— start Given information —
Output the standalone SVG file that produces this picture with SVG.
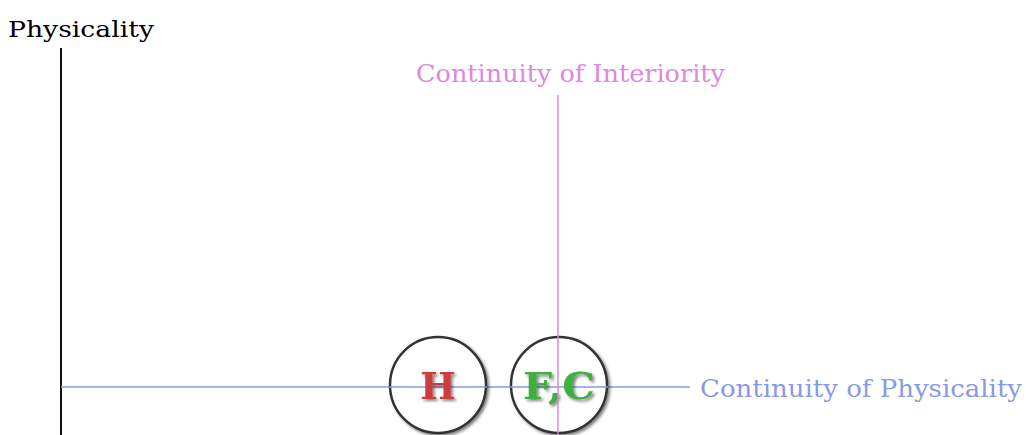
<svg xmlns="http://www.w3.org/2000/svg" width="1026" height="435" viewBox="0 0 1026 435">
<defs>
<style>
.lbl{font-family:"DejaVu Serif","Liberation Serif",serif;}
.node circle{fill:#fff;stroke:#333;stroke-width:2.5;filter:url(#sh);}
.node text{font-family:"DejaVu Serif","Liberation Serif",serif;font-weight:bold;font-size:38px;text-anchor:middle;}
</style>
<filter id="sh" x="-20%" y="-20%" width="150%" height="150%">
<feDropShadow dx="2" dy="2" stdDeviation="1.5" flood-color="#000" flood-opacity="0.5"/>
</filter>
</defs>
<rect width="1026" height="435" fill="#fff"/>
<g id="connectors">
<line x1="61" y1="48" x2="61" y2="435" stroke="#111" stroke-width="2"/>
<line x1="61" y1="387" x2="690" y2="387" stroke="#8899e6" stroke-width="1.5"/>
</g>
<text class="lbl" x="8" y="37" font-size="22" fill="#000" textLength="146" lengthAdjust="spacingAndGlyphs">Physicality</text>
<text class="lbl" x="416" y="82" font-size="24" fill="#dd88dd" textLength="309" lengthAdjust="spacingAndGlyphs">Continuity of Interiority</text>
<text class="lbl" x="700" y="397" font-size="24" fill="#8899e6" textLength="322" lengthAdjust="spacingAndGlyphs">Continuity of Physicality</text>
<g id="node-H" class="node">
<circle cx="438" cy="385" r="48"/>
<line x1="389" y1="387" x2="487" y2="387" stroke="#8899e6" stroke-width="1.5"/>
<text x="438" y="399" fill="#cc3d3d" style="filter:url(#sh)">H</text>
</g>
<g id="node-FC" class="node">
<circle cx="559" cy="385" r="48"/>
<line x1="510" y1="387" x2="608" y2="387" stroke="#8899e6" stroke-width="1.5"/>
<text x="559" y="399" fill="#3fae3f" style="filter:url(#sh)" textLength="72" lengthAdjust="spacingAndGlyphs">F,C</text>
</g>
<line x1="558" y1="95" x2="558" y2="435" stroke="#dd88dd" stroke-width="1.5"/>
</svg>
— end Given information —
Direction » Every line of the data above should be quoted exactly. Omit the pictures.

The reply »
Output the standalone SVG file that produces this picture with SVG.
<svg xmlns="http://www.w3.org/2000/svg" width="1026" height="435" viewBox="0 0 1026 435">
<defs>
<style>
.lbl{font-family:"DejaVu Serif","Liberation Serif",serif;}
.node circle{fill:#fff;stroke:#333;stroke-width:2.5;filter:url(#sh);}
.node text{font-family:"DejaVu Serif","Liberation Serif",serif;font-weight:bold;font-size:38px;text-anchor:middle;}
</style>
<filter id="sh" x="-20%" y="-20%" width="150%" height="150%">
<feDropShadow dx="2" dy="2" stdDeviation="1.5" flood-color="#000" flood-opacity="0.5"/>
</filter>
</defs>
<rect width="1026" height="435" fill="#fff"/>
<g id="connectors">
<line x1="61" y1="48" x2="61" y2="435" stroke="#111" stroke-width="2"/>
<line x1="61" y1="387" x2="690" y2="387" stroke="#8899e6" stroke-width="1.5"/>
</g>
<text class="lbl" x="8" y="37" font-size="22" fill="#000" textLength="146" lengthAdjust="spacingAndGlyphs">Physicality</text>
<text class="lbl" x="416" y="82" font-size="24" fill="#dd88dd" textLength="309" lengthAdjust="spacingAndGlyphs">Continuity of Interiority</text>
<text class="lbl" x="700" y="397" font-size="24" fill="#8899e6" textLength="322" lengthAdjust="spacingAndGlyphs">Continuity of Physicality</text>
<g id="node-H" class="node">
<circle cx="438" cy="385" r="48"/>
<line x1="389" y1="387" x2="487" y2="387" stroke="#8899e6" stroke-width="1.5"/>
<text x="438" y="399" fill="#cc3d3d" style="filter:url(#sh)">H</text>
</g>
<g id="node-FC" class="node">
<circle cx="559" cy="385" r="48"/>
<line x1="510" y1="387" x2="608" y2="387" stroke="#8899e6" stroke-width="1.5"/>
<text x="559" y="399" fill="#3fae3f" style="filter:url(#sh)" textLength="72" lengthAdjust="spacingAndGlyphs">F,C</text>
</g>
<line x1="558" y1="95" x2="558" y2="435" stroke="#dd88dd" stroke-width="1.5"/>
</svg>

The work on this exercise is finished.